— START Provided data —
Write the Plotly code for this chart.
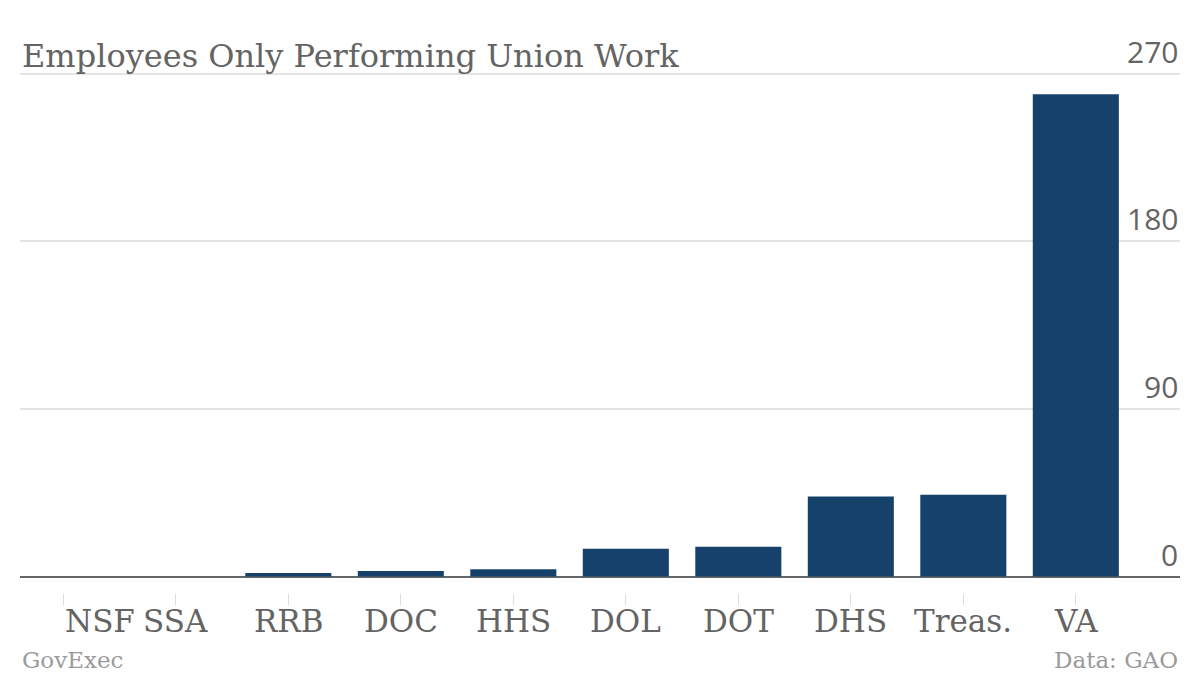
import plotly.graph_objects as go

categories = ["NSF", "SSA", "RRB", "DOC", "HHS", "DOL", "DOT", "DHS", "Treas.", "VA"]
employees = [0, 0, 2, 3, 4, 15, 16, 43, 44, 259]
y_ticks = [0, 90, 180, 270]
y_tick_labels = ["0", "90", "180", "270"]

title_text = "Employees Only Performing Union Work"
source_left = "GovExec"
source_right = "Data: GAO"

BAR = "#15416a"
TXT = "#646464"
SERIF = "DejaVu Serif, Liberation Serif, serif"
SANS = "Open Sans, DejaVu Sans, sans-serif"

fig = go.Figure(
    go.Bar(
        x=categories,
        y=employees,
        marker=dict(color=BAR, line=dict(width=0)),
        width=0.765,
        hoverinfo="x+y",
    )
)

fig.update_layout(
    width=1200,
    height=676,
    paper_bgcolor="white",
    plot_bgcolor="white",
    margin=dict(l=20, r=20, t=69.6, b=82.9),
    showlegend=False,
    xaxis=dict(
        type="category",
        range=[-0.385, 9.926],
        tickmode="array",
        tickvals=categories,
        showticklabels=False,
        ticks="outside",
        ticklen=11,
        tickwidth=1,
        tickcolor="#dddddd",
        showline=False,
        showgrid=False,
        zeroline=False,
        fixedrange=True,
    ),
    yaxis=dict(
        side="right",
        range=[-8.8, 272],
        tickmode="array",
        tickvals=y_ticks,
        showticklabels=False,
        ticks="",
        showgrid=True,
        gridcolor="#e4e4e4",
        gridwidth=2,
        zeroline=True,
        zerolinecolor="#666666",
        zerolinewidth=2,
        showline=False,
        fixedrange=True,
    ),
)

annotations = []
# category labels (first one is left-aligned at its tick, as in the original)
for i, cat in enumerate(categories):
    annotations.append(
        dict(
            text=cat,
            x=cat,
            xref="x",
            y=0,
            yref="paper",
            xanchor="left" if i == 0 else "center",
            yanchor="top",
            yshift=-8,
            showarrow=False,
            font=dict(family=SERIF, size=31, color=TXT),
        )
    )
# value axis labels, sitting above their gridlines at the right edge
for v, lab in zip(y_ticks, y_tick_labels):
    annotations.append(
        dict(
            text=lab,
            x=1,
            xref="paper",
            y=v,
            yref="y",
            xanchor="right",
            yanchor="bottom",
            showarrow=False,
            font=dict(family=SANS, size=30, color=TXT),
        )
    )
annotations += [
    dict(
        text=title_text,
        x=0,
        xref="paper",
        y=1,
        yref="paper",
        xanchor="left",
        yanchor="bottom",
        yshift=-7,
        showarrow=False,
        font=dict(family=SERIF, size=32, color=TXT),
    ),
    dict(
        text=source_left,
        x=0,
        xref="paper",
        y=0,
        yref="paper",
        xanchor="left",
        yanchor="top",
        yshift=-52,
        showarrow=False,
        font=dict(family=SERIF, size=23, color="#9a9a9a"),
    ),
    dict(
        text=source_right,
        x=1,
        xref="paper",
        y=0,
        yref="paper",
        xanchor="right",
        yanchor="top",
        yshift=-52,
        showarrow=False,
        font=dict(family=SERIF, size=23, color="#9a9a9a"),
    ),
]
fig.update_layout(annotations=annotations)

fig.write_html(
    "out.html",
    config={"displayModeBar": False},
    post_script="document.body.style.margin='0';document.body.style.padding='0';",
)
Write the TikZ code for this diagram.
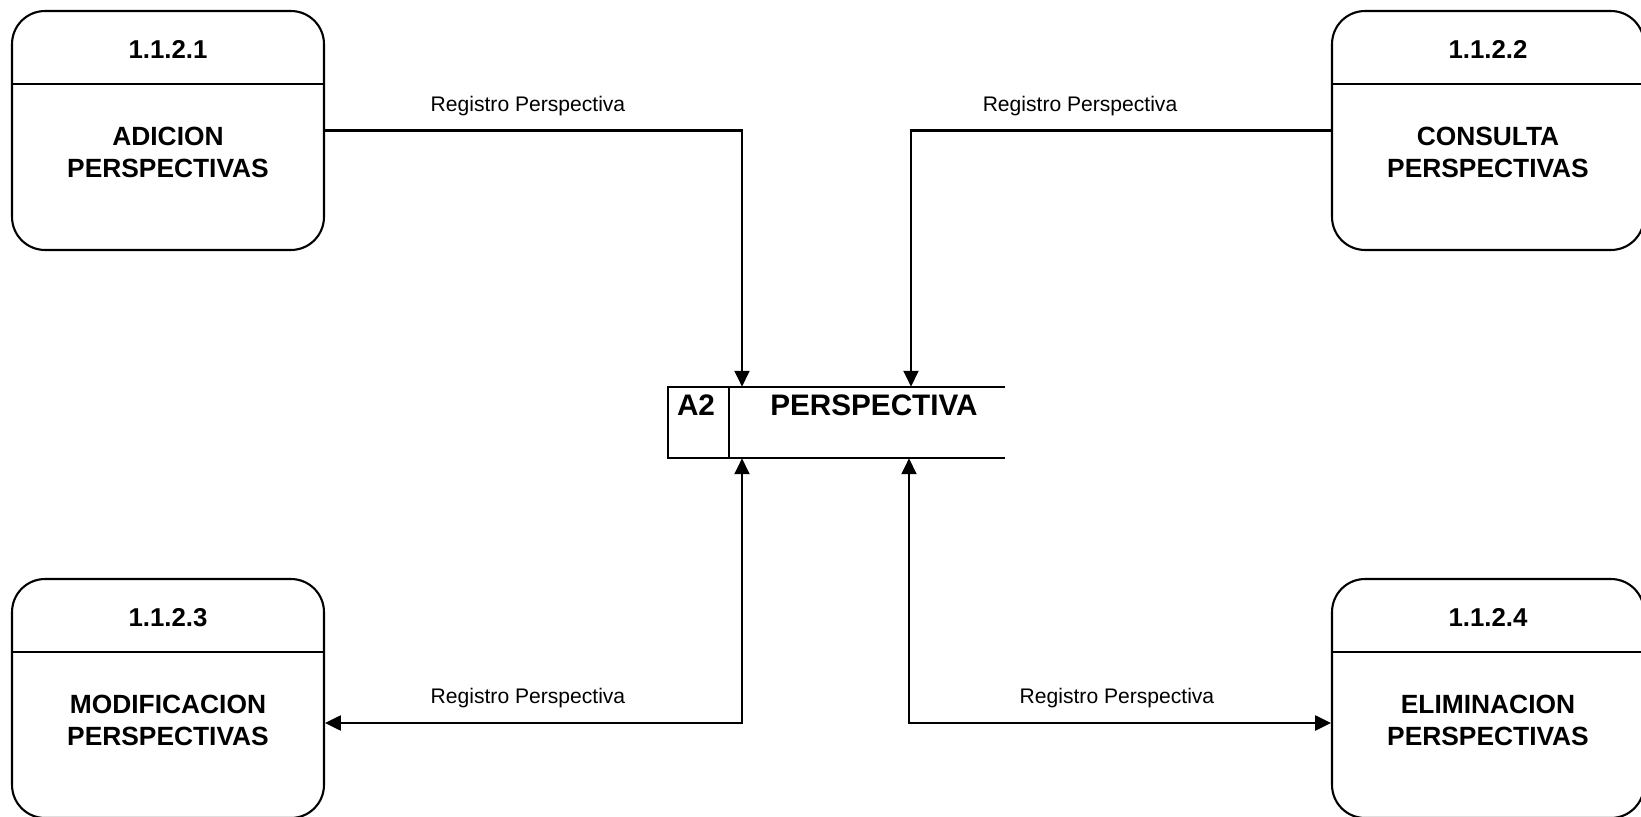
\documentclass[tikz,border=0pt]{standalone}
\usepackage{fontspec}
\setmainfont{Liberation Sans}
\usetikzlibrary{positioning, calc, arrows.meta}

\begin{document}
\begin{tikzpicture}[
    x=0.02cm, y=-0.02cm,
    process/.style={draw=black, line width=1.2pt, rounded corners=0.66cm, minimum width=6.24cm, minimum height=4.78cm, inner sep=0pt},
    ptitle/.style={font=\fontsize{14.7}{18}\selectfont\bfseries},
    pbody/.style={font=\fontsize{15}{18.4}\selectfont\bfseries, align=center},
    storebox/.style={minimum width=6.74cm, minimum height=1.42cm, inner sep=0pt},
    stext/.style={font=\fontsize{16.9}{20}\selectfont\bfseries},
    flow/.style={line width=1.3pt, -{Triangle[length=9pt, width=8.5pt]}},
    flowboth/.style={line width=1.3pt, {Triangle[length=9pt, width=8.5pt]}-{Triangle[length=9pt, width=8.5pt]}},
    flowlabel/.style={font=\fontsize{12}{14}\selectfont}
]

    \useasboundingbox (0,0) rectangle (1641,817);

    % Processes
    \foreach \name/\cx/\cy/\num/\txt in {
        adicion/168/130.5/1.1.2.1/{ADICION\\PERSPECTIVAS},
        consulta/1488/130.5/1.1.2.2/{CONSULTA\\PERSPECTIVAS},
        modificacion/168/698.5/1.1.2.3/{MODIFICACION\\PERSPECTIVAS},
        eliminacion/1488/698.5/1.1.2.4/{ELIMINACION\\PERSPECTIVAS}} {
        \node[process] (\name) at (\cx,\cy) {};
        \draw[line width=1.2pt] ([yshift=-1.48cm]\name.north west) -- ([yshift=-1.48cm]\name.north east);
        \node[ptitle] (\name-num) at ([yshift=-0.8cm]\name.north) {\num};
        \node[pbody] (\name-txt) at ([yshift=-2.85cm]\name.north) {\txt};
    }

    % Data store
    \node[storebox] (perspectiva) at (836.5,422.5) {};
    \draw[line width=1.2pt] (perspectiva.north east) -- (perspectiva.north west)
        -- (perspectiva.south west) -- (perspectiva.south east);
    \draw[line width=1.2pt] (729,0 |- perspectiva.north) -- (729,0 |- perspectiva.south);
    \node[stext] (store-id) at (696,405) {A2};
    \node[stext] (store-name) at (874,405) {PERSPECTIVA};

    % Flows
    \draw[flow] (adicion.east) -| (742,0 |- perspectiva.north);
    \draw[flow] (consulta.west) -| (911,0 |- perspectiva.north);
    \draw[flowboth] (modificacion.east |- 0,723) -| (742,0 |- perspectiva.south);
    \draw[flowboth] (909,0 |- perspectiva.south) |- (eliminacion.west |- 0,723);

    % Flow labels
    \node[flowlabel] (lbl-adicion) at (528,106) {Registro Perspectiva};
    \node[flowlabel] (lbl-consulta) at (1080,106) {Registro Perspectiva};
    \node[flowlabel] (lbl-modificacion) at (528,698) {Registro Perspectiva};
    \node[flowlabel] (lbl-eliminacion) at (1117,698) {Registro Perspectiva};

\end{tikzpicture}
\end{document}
— END Provided data —
(Goal):
Copy out every line of the material above exactly, skipping the pictures.

(Exercise response):
Write the Plotly code for this chart.
import plotly.graph_objects as go

categories = ["NSF", "SSA", "RRB", "DOC", "HHS", "DOL", "DOT", "DHS", "Treas.", "VA"]
employees = [0, 0, 2, 3, 4, 15, 16, 43, 44, 259]
y_ticks = [0, 90, 180, 270]
y_tick_labels = ["0", "90", "180", "270"]

title_text = "Employees Only Performing Union Work"
source_left = "GovExec"
source_right = "Data: GAO"

BAR = "#15416a"
TXT = "#646464"
SERIF = "DejaVu Serif, Liberation Serif, serif"
SANS = "Open Sans, DejaVu Sans, sans-serif"

fig = go.Figure(
    go.Bar(
        x=categories,
        y=employees,
        marker=dict(color=BAR, line=dict(width=0)),
        width=0.765,
        hoverinfo="x+y",
    )
)

fig.update_layout(
    width=1200,
    height=676,
    paper_bgcolor="white",
    plot_bgcolor="white",
    margin=dict(l=20, r=20, t=69.6, b=82.9),
    showlegend=False,
    xaxis=dict(
        type="category",
        range=[-0.385, 9.926],
        tickmode="array",
        tickvals=categories,
        showticklabels=False,
        ticks="outside",
        ticklen=11,
        tickwidth=1,
        tickcolor="#dddddd",
        showline=False,
        showgrid=False,
        zeroline=False,
        fixedrange=True,
    ),
    yaxis=dict(
        side="right",
        range=[-8.8, 272],
        tickmode="array",
        tickvals=y_ticks,
        showticklabels=False,
        ticks="",
        showgrid=True,
        gridcolor="#e4e4e4",
        gridwidth=2,
        zeroline=True,
        zerolinecolor="#666666",
        zerolinewidth=2,
        showline=False,
        fixedrange=True,
    ),
)

annotations = []
# category labels (first one is left-aligned at its tick, as in the original)
for i, cat in enumerate(categories):
    annotations.append(
        dict(
            text=cat,
            x=cat,
            xref="x",
            y=0,
            yref="paper",
            xanchor="left" if i == 0 else "center",
            yanchor="top",
            yshift=-8,
            showarrow=False,
            font=dict(family=SERIF, size=31, color=TXT),
        )
    )
# value axis labels, sitting above their gridlines at the right edge
for v, lab in zip(y_ticks, y_tick_labels):
    annotations.append(
        dict(
            text=lab,
            x=1,
            xref="paper",
            y=v,
            yref="y",
            xanchor="right",
            yanchor="bottom",
            showarrow=False,
            font=dict(family=SANS, size=30, color=TXT),
        )
    )
annotations += [
    dict(
        text=title_text,
        x=0,
        xref="paper",
        y=1,
        yref="paper",
        xanchor="left",
        yanchor="bottom",
        yshift=-7,
        showarrow=False,
        font=dict(family=SERIF, size=32, color=TXT),
    ),
    dict(
        text=source_left,
        x=0,
        xref="paper",
        y=0,
        yref="paper",
        xanchor="left",
        yanchor="top",
        yshift=-52,
        showarrow=False,
        font=dict(family=SERIF, size=23, color="#9a9a9a"),
    ),
    dict(
        text=source_right,
        x=1,
        xref="paper",
        y=0,
        yref="paper",
        xanchor="right",
        yanchor="top",
        yshift=-52,
        showarrow=False,
        font=dict(family=SERIF, size=23, color="#9a9a9a"),
    ),
]
fig.update_layout(annotations=annotations)

fig.write_html(
    "out.html",
    config={"displayModeBar": False},
    post_script="document.body.style.margin='0';document.body.style.padding='0';",
)
Write the TikZ code for this diagram.
\documentclass[tikz,border=0pt]{standalone}
\usepackage{fontspec}
\setmainfont{Liberation Sans}
\usetikzlibrary{positioning, calc, arrows.meta}

\begin{document}
\begin{tikzpicture}[
    x=0.02cm, y=-0.02cm,
    process/.style={draw=black, line width=1.2pt, rounded corners=0.66cm, minimum width=6.24cm, minimum height=4.78cm, inner sep=0pt},
    ptitle/.style={font=\fontsize{14.7}{18}\selectfont\bfseries},
    pbody/.style={font=\fontsize{15}{18.4}\selectfont\bfseries, align=center},
    storebox/.style={minimum width=6.74cm, minimum height=1.42cm, inner sep=0pt},
    stext/.style={font=\fontsize{16.9}{20}\selectfont\bfseries},
    flow/.style={line width=1.3pt, -{Triangle[length=9pt, width=8.5pt]}},
    flowboth/.style={line width=1.3pt, {Triangle[length=9pt, width=8.5pt]}-{Triangle[length=9pt, width=8.5pt]}},
    flowlabel/.style={font=\fontsize{12}{14}\selectfont}
]

    \useasboundingbox (0,0) rectangle (1641,817);

    % Processes
    \foreach \name/\cx/\cy/\num/\txt in {
        adicion/168/130.5/1.1.2.1/{ADICION\\PERSPECTIVAS},
        consulta/1488/130.5/1.1.2.2/{CONSULTA\\PERSPECTIVAS},
        modificacion/168/698.5/1.1.2.3/{MODIFICACION\\PERSPECTIVAS},
        eliminacion/1488/698.5/1.1.2.4/{ELIMINACION\\PERSPECTIVAS}} {
        \node[process] (\name) at (\cx,\cy) {};
        \draw[line width=1.2pt] ([yshift=-1.48cm]\name.north west) -- ([yshift=-1.48cm]\name.north east);
        \node[ptitle] (\name-num) at ([yshift=-0.8cm]\name.north) {\num};
        \node[pbody] (\name-txt) at ([yshift=-2.85cm]\name.north) {\txt};
    }

    % Data store
    \node[storebox] (perspectiva) at (836.5,422.5) {};
    \draw[line width=1.2pt] (perspectiva.north east) -- (perspectiva.north west)
        -- (perspectiva.south west) -- (perspectiva.south east);
    \draw[line width=1.2pt] (729,0 |- perspectiva.north) -- (729,0 |- perspectiva.south);
    \node[stext] (store-id) at (696,405) {A2};
    \node[stext] (store-name) at (874,405) {PERSPECTIVA};

    % Flows
    \draw[flow] (adicion.east) -| (742,0 |- perspectiva.north);
    \draw[flow] (consulta.west) -| (911,0 |- perspectiva.north);
    \draw[flowboth] (modificacion.east |- 0,723) -| (742,0 |- perspectiva.south);
    \draw[flowboth] (909,0 |- perspectiva.south) |- (eliminacion.west |- 0,723);

    % Flow labels
    \node[flowlabel] (lbl-adicion) at (528,106) {Registro Perspectiva};
    \node[flowlabel] (lbl-consulta) at (1080,106) {Registro Perspectiva};
    \node[flowlabel] (lbl-modificacion) at (528,698) {Registro Perspectiva};
    \node[flowlabel] (lbl-eliminacion) at (1117,698) {Registro Perspectiva};

\end{tikzpicture}
\end{document}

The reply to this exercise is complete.